The animated conversations of small parties and casual diners ebbed
and flowed over dinner-size salads, big burgers with homemade fries
and fancier entrees as well. A gracious young server checked with
us frequently but was unobtrusive and smooth.
Ten wines are served by the glass, some also available by the bottle
form a compact list, which includes a few selections at each price
level beginning at about $25. We shared the Cotes du Rhone Jean
Luc Colombo Les Abeilles" 2000, a reliable, dry red from
the South of France.
After much negotiation we worked out our orders, beginning with
a special, mussels in white wine. Pallid diced tomatoes added little
to the classic garlicky broth around the clean mussels, which was
destined to be sopped up with bread. For a second seafood appetizer,
roasted sea scallops bobbed next to sliced shiitakes in a pool of
silky lobster-white-wine sauce. The pecan garnish seemed prematurely
autumnal but the total effect was still luxurious.
The same elements combine differently in a dish of porcini ravioli
with sea scallops and Marsala sauce. Skewers threaded with grilled
chicken and beef saté were served on a springy bed of field
greens dressed with mango-papaya salsa. The meats tasted mostly
of the grill; the peanut-ginger marinade needed pumping up. A vegetable
terrine with goat cheese and chilled shellfish salad were other
appetizers that caught our eye.
From the specials menu again, we picked swordfish livornaise, a
style that always means capers, anchovies, tomatoes and olives.
While the pricey slice was thin, the salty, savory flavors go so
well with rich swordfish. Another special, the whopping 16-ounce
center cut pork chop welcomed fall with apples, brandy sauce and
mashed potatoes. This was a tender and respectable carnivore's delight,
softened by plenty of grilled vegetables and wilted spinach on the
side, a portion of which accompanied each of our entrees. A similarly
large veal chop is on the standard menu.
As boasted on the standard menu, the plump crab cakes did seem to
be 100 percent crabmeat, crisped up with breadcrumbs on the outside
and served with a shrimp tartar sauce cradled in an endive leaf.

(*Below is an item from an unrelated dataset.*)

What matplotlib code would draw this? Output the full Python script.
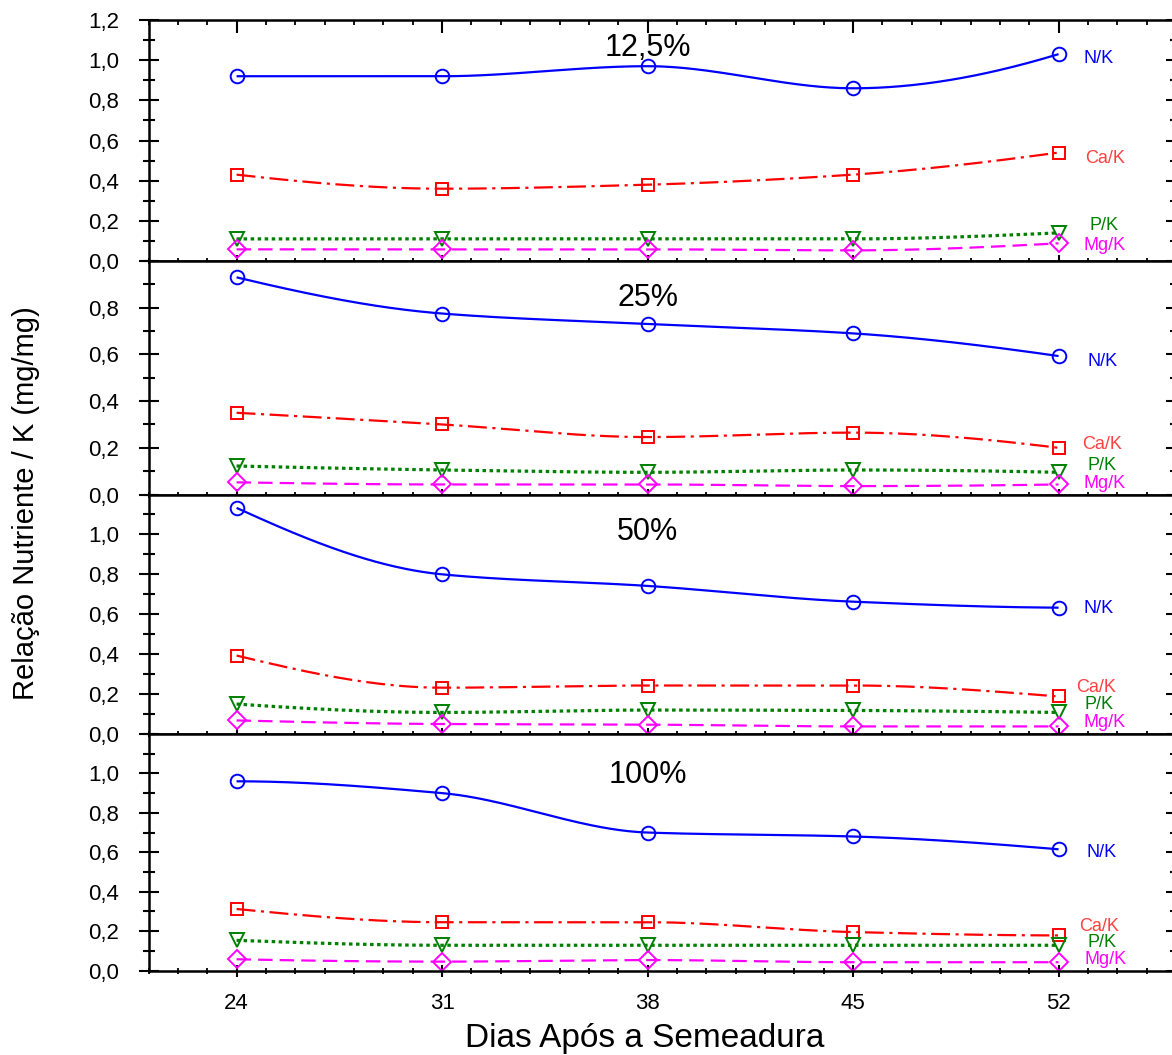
import numpy as np
import matplotlib
matplotlib.use("Agg")
import matplotlib.pyplot as plt
from matplotlib.ticker import MultipleLocator, FixedLocator, FuncFormatter

plt.rcParams['font.family'] = ['Liberation Sans', 'DejaVu Sans']

# ---------------- data ----------------
days = [24, 31, 38, 45, 52]
panel_titles = ['12,5%', '25%', '50%', '100%']
series_names = ['N/K', 'Ca/K', 'P/K', 'Mg/K']

nk_125 = [0.92, 0.92, 0.97, 0.86, 1.03]
cak_125 = [0.43, 0.36, 0.38, 0.43, 0.54]
pk_125 = [0.11, 0.11, 0.11, 0.11, 0.14]
mgk_125 = [0.058, 0.058, 0.058, 0.053, 0.088]

nk_25 = [0.93, 0.775, 0.73, 0.69, 0.593]
cak_25 = [0.35, 0.30, 0.246, 0.265, 0.20]
pk_25 = [0.122, 0.105, 0.095, 0.105, 0.095]
mgk_25 = [0.052, 0.043, 0.043, 0.036, 0.043]

nk_50 = [1.133, 0.80, 0.742, 0.663, 0.633]
cak_50 = [0.393, 0.232, 0.243, 0.243, 0.188]
pk_50 = [0.15, 0.108, 0.12, 0.118, 0.108]
mgk_50 = [0.068, 0.05, 0.047, 0.038, 0.038]

nk_100 = [0.96, 0.90, 0.70, 0.68, 0.615]
cak_100 = [0.312, 0.245, 0.245, 0.195, 0.178]
pk_100 = [0.153, 0.128, 0.128, 0.128, 0.128]
mgk_100 = [0.057, 0.045, 0.053, 0.042, 0.042]

panels = [
    [nk_125, cak_125, pk_125, mgk_125],
    [nk_25, cak_25, pk_25, mgk_25],
    [nk_50, cak_50, pk_50, mgk_50],
    [nk_100, cak_100, pk_100, mgk_100],
]

# ---------------- layout / style ----------------
W, H = 1172, 1055
bounds_px = [20, 261, 494.5, 734, 970.5]
left_px, right_px = 148.5, 1176
ylims = [1.2, 1.0, 1.2, 1.2]
major_ticks = [
    [0.0, 0.2, 0.4, 0.6, 0.8, 1.0, 1.2],
    [0.0, 0.2, 0.4, 0.6, 0.8],
    [0.0, 0.2, 0.4, 0.6, 0.8, 1.0],
    [0.0, 0.2, 0.4, 0.6, 0.8, 1.0],
]
title_y = [1.06, 0.843, 1.01, 0.99]
label_pos = [
    [(52.85, 1.01), (52.92, 0.51), (53.05, 0.178), (52.85, 0.075)],
    [(53.0, 0.571), (52.8, 0.214), (53.0, 0.124), (52.85, 0.046)],
    [(52.85, 0.63), (52.6, 0.232), (52.9, 0.146), (52.85, 0.058)],
    [(52.95, 0.60), (52.7, 0.225), (53.0, 0.140), (52.9, 0.056)],
]

colors = ['#0000ff', '#ff0000', '#008000', '#ff00ff']
text_colors = ['#0000ff', '#ff4040', '#008000', '#ff00ff']
markers = ['o', 's', 'v', 'D']
msizes = [9.8, 9.2, 10.0, 9.0]
lws = [1.6, 1.6, 2.3, 1.6]
lstyles = ['-', (0, (8.5, 2.5, 1.4, 2.5)), (0, (1.1, 1.1)), (0, (6.5, 3.2))]


def pchip(x, y, xs):
    x = np.asarray(x, float)
    y = np.asarray(y, float)
    h = np.diff(x)
    d = np.diff(y) / h
    n = len(x)
    m = np.zeros(n)
    for k in range(1, n - 1):
        if d[k - 1] * d[k] > 0:
            w1 = 2 * h[k] + h[k - 1]
            w2 = h[k] + 2 * h[k - 1]
            m[k] = (w1 + w2) / (w1 / d[k - 1] + w2 / d[k])
    def endslope(h0, h1, d0, d1):
        s = ((2 * h0 + h1) * d0 - h0 * d1) / (h0 + h1)
        if np.sign(s) != np.sign(d0):
            s = 0.0
        elif np.sign(d0) != np.sign(d1) and abs(s) > abs(3 * d0):
            s = 3 * d0
        return s
    m[0] = endslope(h[0], h[1], d[0], d[1])
    m[-1] = endslope(h[-1], h[-2], d[-1], d[-2])
    idx = np.clip(np.searchsorted(x, xs) - 1, 0, n - 2)
    t = (xs - x[idx]) / h[idx]
    h00 = 2 * t**3 - 3 * t**2 + 1
    h10 = t**3 - 2 * t**2 + t
    h01 = -2 * t**3 + 3 * t**2
    h11 = t**3 - t**2
    return (h00 * y[idx] + h10 * h[idx] * m[idx] + h01 * y[idx + 1]
            + h11 * h[idx] * m[idx + 1])


fmt = FuncFormatter(lambda v, p: f'{v:.1f}'.replace('.', ','))

fig = plt.figure(figsize=(W / 100, H / 100), dpi=100)
xs = np.linspace(days[0], days[-1], 400)

for i in range(4):
    top, bot = bounds_px[i], bounds_px[i + 1]
    ax = fig.add_axes([left_px / W, 1 - bot / H, (right_px - left_px) / W, (bot - top) / H])
    for j in range(4):
        vals = panels[i][j]
        ax.plot(xs, pchip(days, vals, xs), color=colors[j], lw=lws[j],
                linestyle=lstyles[j], solid_capstyle='butt', dash_capstyle='butt')
        ax.plot(days, vals, linestyle='none', marker=markers[j], ms=msizes[j],
                mfc='none', mec=colors[j], mew=1.4)
        lx, ly = label_pos[i][j]
        ax.text(lx, ly, series_names[j], color=text_colors[j], fontsize=13,
                ha='left', va='center')
    ax.text(38, title_y[i], panel_titles[i], fontsize=22, ha='center', va='center')

    ax.set_xlim(21, 56)
    ax.set_ylim(0, ylims[i])
    ax.xaxis.set_major_locator(FixedLocator(days))
    ax.xaxis.set_minor_locator(MultipleLocator(1))
    ax.yaxis.set_major_locator(FixedLocator(major_ticks[i]))
    ax.yaxis.set_minor_locator(MultipleLocator(0.1))
    ax.yaxis.set_major_formatter(fmt)

    for s in ax.spines.values():
        s.set_linewidth(1.8)
    ax.spines['right'].set_visible(False)

    ax.tick_params(axis='y', which='major', direction='inout', length=15, width=1.5,
                   left=True, right=True, labelsize=16, pad=13.5)
    ax.tick_params(axis='y', which='minor', direction='inout', length=8.6, width=1.5,
                   left=True, right=True)
    ax.tick_params(axis='x', which='major', direction='inout', length=8, width=1.5,
                   top=False, bottom=True, labelbottom=(i == 3), labelsize=16, pad=12.5)
    ax.tick_params(axis='x', which='minor', direction='inout', length=5, width=1.3,
                   top=False, bottom=True)
    if i == 0:
        ax.tick_params(axis='x', which='major', top=True)
        ax.tick_params(axis='x', which='minor', top=True)
        for t in ax.xaxis.get_major_ticks():
            t.tick2line.set_marker(3)
            t.tick2line.set_markersize(9.4)
        for t in ax.xaxis.get_minor_ticks():
            t.tick2line.set_marker(3)
            t.tick2line.set_markersize(3.6)

fig.text(645 / W, 1 - 1038 / H, 'Dias Após a Semeadura', fontsize=24,
         ha='center', va='center')
fig.text(26 / W, 1 - 503 / H, 'Relação Nutriente / K (mg/mg)', fontsize=21,
         rotation=90, ha='center', va='center')

fig.savefig('out.png', dpi=100)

Grilled shrimp with pasta or sesame-peppercorn crusted tuna were
other seafood possibilities.
A couple of the desserts were house made. A misnamed Brazilian pavé
was more like a tiramisu parfait. Mascarpone, ladyfingers dipped
in crème de cacao and a few berries were tumbled in a martini
glass. A light crème caramel sauced with Grand Marnier was
appealing while chocolate chip cookie dough, pressed into a Tollhouse
pie and served a la mode, is an ultra-sweet house specialty, perfect
for kids. There are also several other pastries and sorbets.
Watercolor Cafe has held up since my last visit in 1998. The well-crafted
menu satisfies many appetites and the ambiance is neighborly, yet
sophisticated. The serious music line up is a strong bonus draw.
In brief: From 10 ounce steaks and chops to spinach salad with
warm goat cheese and plenty of fish in between, this small and relaxed
cafe continues to please.
Review
Watercolor Cafe
Address
2094 Boston Post Road, Larchmont
Phone
914-834-2213
Price
Appetizers and salads: $8.95 to $17.95; entrees $16.95 to $23.95
Recommended
Saté on field greens, scallops with shiitake, crab cakes,
crème caramel
Who goes?
Music lovers and the whole neighborhood.
Credit cards
All major
Reservations
Suggested for dinner, especially when there is music
Noise level
Moderate
Parking
Street parking
Accessibility
Entrance is ramped but restrooms are not accessible.